-- Begin SUPPLIED DATA --

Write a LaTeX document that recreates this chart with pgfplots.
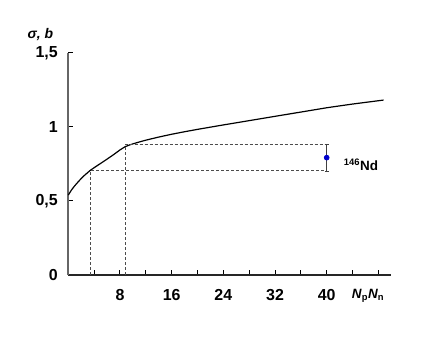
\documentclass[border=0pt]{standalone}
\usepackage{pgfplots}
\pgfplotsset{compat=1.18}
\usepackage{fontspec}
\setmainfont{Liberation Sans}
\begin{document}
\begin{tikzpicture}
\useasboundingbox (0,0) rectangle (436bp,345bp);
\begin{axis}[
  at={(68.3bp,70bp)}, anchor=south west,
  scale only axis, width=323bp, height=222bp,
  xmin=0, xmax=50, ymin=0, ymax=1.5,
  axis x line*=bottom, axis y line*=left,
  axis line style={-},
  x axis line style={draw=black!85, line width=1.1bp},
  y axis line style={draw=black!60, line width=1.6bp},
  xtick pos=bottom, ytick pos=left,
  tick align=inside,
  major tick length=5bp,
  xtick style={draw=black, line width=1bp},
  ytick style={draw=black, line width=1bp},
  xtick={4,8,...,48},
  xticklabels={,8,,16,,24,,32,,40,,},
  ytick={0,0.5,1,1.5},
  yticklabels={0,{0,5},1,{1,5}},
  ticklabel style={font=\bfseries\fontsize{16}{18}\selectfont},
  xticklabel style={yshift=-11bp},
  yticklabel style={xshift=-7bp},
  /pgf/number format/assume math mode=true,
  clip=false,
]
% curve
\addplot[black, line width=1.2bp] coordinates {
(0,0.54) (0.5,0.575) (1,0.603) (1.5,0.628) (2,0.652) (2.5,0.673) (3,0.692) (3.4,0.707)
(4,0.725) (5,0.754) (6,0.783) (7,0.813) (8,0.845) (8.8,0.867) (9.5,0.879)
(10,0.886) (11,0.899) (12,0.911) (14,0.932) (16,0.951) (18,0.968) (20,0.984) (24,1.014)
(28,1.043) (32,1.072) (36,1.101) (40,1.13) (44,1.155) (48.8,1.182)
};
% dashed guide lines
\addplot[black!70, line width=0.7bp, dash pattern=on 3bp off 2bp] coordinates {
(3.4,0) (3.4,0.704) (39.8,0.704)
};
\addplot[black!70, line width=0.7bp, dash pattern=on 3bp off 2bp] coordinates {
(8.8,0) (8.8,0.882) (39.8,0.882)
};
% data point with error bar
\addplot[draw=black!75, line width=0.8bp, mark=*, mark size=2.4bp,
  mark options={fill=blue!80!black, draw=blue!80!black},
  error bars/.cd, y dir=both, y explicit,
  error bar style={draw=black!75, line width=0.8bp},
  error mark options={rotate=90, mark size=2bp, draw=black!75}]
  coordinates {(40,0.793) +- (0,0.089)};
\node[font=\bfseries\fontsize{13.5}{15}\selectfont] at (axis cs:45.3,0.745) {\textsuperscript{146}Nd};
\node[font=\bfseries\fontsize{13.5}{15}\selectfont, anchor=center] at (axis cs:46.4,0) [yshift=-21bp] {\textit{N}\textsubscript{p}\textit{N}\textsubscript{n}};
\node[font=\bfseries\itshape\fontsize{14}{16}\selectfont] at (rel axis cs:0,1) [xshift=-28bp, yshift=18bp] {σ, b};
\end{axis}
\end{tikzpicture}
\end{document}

-- End SUPPLIED DATA --

> **THE TASK**
Return the material exactly as given, apart from the pictures.

> **COMPLETED EXERCISE**
Write a LaTeX document that recreates this chart with pgfplots.
\documentclass[border=0pt]{standalone}
\usepackage{pgfplots}
\pgfplotsset{compat=1.18}
\usepackage{fontspec}
\setmainfont{Liberation Sans}
\begin{document}
\begin{tikzpicture}
\useasboundingbox (0,0) rectangle (436bp,345bp);
\begin{axis}[
  at={(68.3bp,70bp)}, anchor=south west,
  scale only axis, width=323bp, height=222bp,
  xmin=0, xmax=50, ymin=0, ymax=1.5,
  axis x line*=bottom, axis y line*=left,
  axis line style={-},
  x axis line style={draw=black!85, line width=1.1bp},
  y axis line style={draw=black!60, line width=1.6bp},
  xtick pos=bottom, ytick pos=left,
  tick align=inside,
  major tick length=5bp,
  xtick style={draw=black, line width=1bp},
  ytick style={draw=black, line width=1bp},
  xtick={4,8,...,48},
  xticklabels={,8,,16,,24,,32,,40,,},
  ytick={0,0.5,1,1.5},
  yticklabels={0,{0,5},1,{1,5}},
  ticklabel style={font=\bfseries\fontsize{16}{18}\selectfont},
  xticklabel style={yshift=-11bp},
  yticklabel style={xshift=-7bp},
  /pgf/number format/assume math mode=true,
  clip=false,
]
% curve
\addplot[black, line width=1.2bp] coordinates {
(0,0.54) (0.5,0.575) (1,0.603) (1.5,0.628) (2,0.652) (2.5,0.673) (3,0.692) (3.4,0.707)
(4,0.725) (5,0.754) (6,0.783) (7,0.813) (8,0.845) (8.8,0.867) (9.5,0.879)
(10,0.886) (11,0.899) (12,0.911) (14,0.932) (16,0.951) (18,0.968) (20,0.984) (24,1.014)
(28,1.043) (32,1.072) (36,1.101) (40,1.13) (44,1.155) (48.8,1.182)
};
% dashed guide lines
\addplot[black!70, line width=0.7bp, dash pattern=on 3bp off 2bp] coordinates {
(3.4,0) (3.4,0.704) (39.8,0.704)
};
\addplot[black!70, line width=0.7bp, dash pattern=on 3bp off 2bp] coordinates {
(8.8,0) (8.8,0.882) (39.8,0.882)
};
% data point with error bar
\addplot[draw=black!75, line width=0.8bp, mark=*, mark size=2.4bp,
  mark options={fill=blue!80!black, draw=blue!80!black},
  error bars/.cd, y dir=both, y explicit,
  error bar style={draw=black!75, line width=0.8bp},
  error mark options={rotate=90, mark size=2bp, draw=black!75}]
  coordinates {(40,0.793) +- (0,0.089)};
\node[font=\bfseries\fontsize{13.5}{15}\selectfont] at (axis cs:45.3,0.745) {\textsuperscript{146}Nd};
\node[font=\bfseries\fontsize{13.5}{15}\selectfont, anchor=center] at (axis cs:46.4,0) [yshift=-21bp] {\textit{N}\textsubscript{p}\textit{N}\textsubscript{n}};
\node[font=\bfseries\itshape\fontsize{14}{16}\selectfont] at (rel axis cs:0,1) [xshift=-28bp, yshift=18bp] {σ, b};
\end{axis}
\end{tikzpicture}
\end{document}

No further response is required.